DATA FOR THE TASK:
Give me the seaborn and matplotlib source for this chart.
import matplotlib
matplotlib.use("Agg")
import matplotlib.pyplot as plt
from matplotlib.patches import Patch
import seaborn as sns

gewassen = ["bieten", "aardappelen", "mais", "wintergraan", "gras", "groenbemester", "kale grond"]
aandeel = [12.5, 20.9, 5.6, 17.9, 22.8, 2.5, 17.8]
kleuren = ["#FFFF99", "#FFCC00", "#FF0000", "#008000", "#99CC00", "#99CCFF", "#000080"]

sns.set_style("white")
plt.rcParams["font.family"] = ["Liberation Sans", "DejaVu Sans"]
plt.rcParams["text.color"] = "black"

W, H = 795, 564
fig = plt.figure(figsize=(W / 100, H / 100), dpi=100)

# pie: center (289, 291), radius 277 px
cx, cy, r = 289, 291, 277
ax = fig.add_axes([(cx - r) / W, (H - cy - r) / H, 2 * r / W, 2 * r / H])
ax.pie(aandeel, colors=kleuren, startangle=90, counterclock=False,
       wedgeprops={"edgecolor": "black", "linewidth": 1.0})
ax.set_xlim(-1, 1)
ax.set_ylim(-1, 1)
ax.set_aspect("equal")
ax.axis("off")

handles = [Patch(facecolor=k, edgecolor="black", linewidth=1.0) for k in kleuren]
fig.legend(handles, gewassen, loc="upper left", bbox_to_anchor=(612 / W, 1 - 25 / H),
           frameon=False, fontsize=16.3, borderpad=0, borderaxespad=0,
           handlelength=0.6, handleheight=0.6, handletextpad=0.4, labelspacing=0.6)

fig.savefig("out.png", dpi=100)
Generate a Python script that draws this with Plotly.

==

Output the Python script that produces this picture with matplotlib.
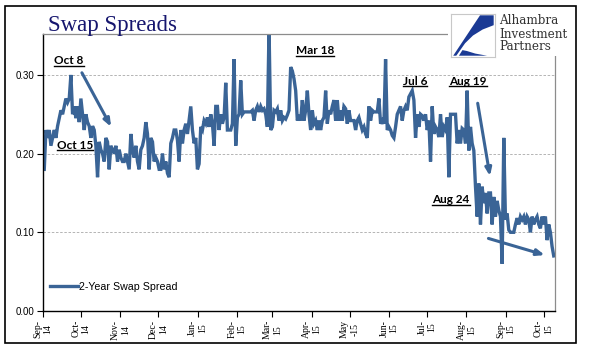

==

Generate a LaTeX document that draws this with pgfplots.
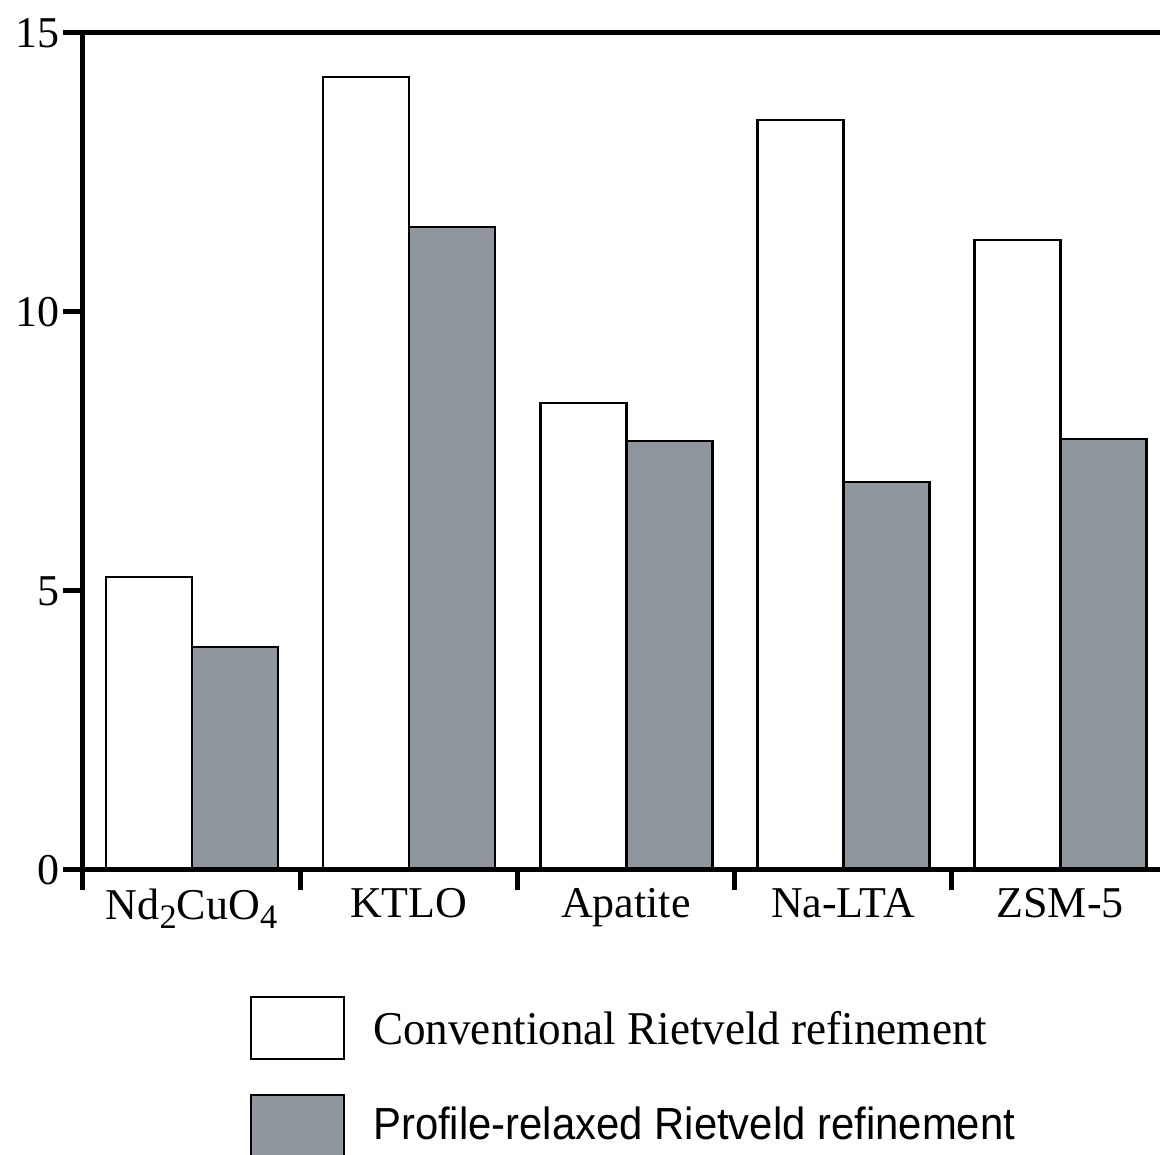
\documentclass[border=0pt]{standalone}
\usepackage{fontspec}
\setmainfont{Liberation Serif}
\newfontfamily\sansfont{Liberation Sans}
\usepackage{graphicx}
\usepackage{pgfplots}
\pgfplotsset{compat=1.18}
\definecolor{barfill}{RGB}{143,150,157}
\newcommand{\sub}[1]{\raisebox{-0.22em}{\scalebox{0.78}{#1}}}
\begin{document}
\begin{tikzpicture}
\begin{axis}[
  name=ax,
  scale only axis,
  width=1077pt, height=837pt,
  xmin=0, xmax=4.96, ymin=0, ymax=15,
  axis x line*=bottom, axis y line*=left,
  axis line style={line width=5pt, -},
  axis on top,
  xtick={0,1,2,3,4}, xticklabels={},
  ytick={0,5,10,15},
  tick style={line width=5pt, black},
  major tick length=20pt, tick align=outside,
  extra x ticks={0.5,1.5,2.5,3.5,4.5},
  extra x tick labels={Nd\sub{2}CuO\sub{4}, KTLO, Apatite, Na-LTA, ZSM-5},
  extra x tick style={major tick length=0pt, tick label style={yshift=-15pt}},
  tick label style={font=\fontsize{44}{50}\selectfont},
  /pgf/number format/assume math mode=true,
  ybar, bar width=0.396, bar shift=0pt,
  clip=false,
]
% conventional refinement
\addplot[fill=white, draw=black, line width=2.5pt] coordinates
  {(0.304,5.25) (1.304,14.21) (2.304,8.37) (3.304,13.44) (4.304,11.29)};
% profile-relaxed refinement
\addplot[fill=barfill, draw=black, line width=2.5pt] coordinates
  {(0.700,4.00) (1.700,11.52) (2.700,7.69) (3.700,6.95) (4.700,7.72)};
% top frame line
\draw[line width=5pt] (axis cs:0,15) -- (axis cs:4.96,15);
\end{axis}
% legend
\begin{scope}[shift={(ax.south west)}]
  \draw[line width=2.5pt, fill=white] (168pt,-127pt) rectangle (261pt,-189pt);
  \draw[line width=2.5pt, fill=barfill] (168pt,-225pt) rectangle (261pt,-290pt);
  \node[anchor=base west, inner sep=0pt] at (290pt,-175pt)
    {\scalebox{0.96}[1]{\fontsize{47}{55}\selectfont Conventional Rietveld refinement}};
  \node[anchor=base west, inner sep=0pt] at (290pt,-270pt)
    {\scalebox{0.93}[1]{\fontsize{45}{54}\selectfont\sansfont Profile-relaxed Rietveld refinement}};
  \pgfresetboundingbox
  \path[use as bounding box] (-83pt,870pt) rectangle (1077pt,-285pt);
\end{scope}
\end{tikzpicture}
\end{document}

YOUR OBJECTIVE: Copy the records above exactly, beginning at the line that contains "Give me the" and stopping after the line that contains "import seaborn as sns".

ANSWER TO THIS EXERCISE:
Give me the seaborn and matplotlib source for this chart.
import matplotlib
matplotlib.use("Agg")
import matplotlib.pyplot as plt
from matplotlib.patches import Patch
import seaborn as sns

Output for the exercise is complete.